[What you have to do]:
Produce an exact transcription of the listing below, omitting the pictures.

[Dataset content]:

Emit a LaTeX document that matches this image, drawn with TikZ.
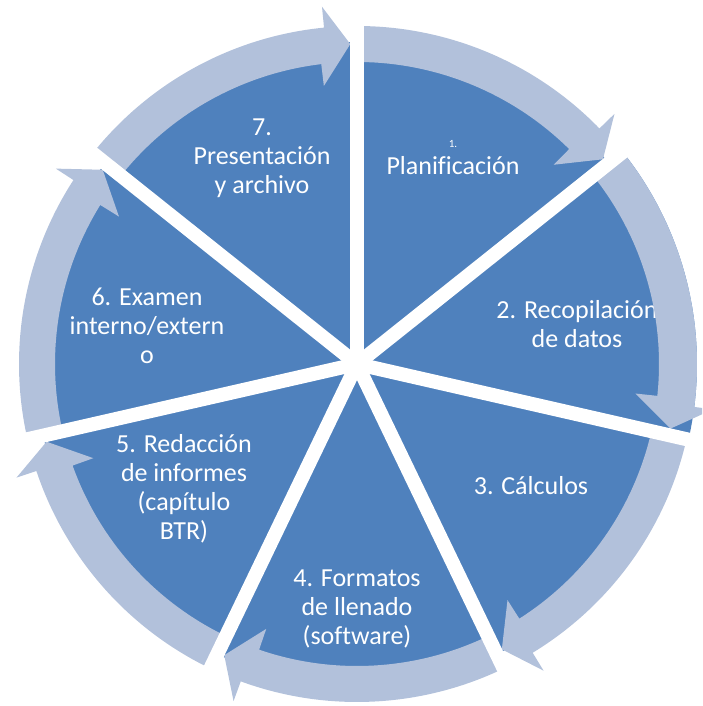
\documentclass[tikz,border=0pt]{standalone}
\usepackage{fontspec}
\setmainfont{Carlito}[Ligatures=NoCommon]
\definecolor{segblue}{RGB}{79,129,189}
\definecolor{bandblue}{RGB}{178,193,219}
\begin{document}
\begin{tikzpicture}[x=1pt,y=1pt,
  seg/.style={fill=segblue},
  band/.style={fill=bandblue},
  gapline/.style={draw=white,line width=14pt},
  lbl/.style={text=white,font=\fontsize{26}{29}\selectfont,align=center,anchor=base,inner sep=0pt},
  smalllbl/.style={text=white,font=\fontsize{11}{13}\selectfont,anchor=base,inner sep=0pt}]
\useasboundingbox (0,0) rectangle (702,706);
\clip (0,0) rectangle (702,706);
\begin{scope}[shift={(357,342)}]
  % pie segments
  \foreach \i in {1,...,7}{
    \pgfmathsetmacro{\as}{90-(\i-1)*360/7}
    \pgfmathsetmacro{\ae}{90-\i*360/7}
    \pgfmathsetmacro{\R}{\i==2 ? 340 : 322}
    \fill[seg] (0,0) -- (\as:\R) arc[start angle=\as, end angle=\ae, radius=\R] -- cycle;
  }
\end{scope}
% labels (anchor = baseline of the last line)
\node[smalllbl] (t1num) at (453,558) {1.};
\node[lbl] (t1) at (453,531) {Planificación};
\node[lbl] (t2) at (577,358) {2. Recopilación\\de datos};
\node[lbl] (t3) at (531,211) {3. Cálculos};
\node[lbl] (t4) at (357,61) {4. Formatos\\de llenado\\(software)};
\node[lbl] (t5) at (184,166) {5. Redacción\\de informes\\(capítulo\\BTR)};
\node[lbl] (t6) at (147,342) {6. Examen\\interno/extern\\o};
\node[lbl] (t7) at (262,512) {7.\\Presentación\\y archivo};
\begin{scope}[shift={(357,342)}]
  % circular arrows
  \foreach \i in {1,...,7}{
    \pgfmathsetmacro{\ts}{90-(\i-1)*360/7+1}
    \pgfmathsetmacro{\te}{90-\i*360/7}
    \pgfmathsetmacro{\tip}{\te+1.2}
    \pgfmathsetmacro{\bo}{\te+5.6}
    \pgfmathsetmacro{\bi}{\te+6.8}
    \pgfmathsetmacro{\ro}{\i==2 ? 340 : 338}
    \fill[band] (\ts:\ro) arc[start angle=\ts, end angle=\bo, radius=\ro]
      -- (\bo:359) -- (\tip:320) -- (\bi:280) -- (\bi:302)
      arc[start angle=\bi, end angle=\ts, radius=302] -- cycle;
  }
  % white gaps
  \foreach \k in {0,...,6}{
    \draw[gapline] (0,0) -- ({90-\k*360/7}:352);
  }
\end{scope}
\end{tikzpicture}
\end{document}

[Final answer]:
Emit a LaTeX document that matches this image, drawn with TikZ.
\documentclass[tikz,border=0pt]{standalone}
\usepackage{fontspec}
\setmainfont{Carlito}[Ligatures=NoCommon]
\definecolor{segblue}{RGB}{79,129,189}
\definecolor{bandblue}{RGB}{178,193,219}
\begin{document}
\begin{tikzpicture}[x=1pt,y=1pt,
  seg/.style={fill=segblue},
  band/.style={fill=bandblue},
  gapline/.style={draw=white,line width=14pt},
  lbl/.style={text=white,font=\fontsize{26}{29}\selectfont,align=center,anchor=base,inner sep=0pt},
  smalllbl/.style={text=white,font=\fontsize{11}{13}\selectfont,anchor=base,inner sep=0pt}]
\useasboundingbox (0,0) rectangle (702,706);
\clip (0,0) rectangle (702,706);
\begin{scope}[shift={(357,342)}]
  % pie segments
  \foreach \i in {1,...,7}{
    \pgfmathsetmacro{\as}{90-(\i-1)*360/7}
    \pgfmathsetmacro{\ae}{90-\i*360/7}
    \pgfmathsetmacro{\R}{\i==2 ? 340 : 322}
    \fill[seg] (0,0) -- (\as:\R) arc[start angle=\as, end angle=\ae, radius=\R] -- cycle;
  }
\end{scope}
% labels (anchor = baseline of the last line)
\node[smalllbl] (t1num) at (453,558) {1.};
\node[lbl] (t1) at (453,531) {Planificación};
\node[lbl] (t2) at (577,358) {2. Recopilación\\de datos};
\node[lbl] (t3) at (531,211) {3. Cálculos};
\node[lbl] (t4) at (357,61) {4. Formatos\\de llenado\\(software)};
\node[lbl] (t5) at (184,166) {5. Redacción\\de informes\\(capítulo\\BTR)};
\node[lbl] (t6) at (147,342) {6. Examen\\interno/extern\\o};
\node[lbl] (t7) at (262,512) {7.\\Presentación\\y archivo};
\begin{scope}[shift={(357,342)}]
  % circular arrows
  \foreach \i in {1,...,7}{
    \pgfmathsetmacro{\ts}{90-(\i-1)*360/7+1}
    \pgfmathsetmacro{\te}{90-\i*360/7}
    \pgfmathsetmacro{\tip}{\te+1.2}
    \pgfmathsetmacro{\bo}{\te+5.6}
    \pgfmathsetmacro{\bi}{\te+6.8}
    \pgfmathsetmacro{\ro}{\i==2 ? 340 : 338}
    \fill[band] (\ts:\ro) arc[start angle=\ts, end angle=\bo, radius=\ro]
      -- (\bo:359) -- (\tip:320) -- (\bi:280) -- (\bi:302)
      arc[start angle=\bi, end angle=\ts, radius=302] -- cycle;
  }
  % white gaps
  \foreach \k in {0,...,6}{
    \draw[gapline] (0,0) -- ({90-\k*360/7}:352);
  }
\end{scope}
\end{tikzpicture}
\end{document}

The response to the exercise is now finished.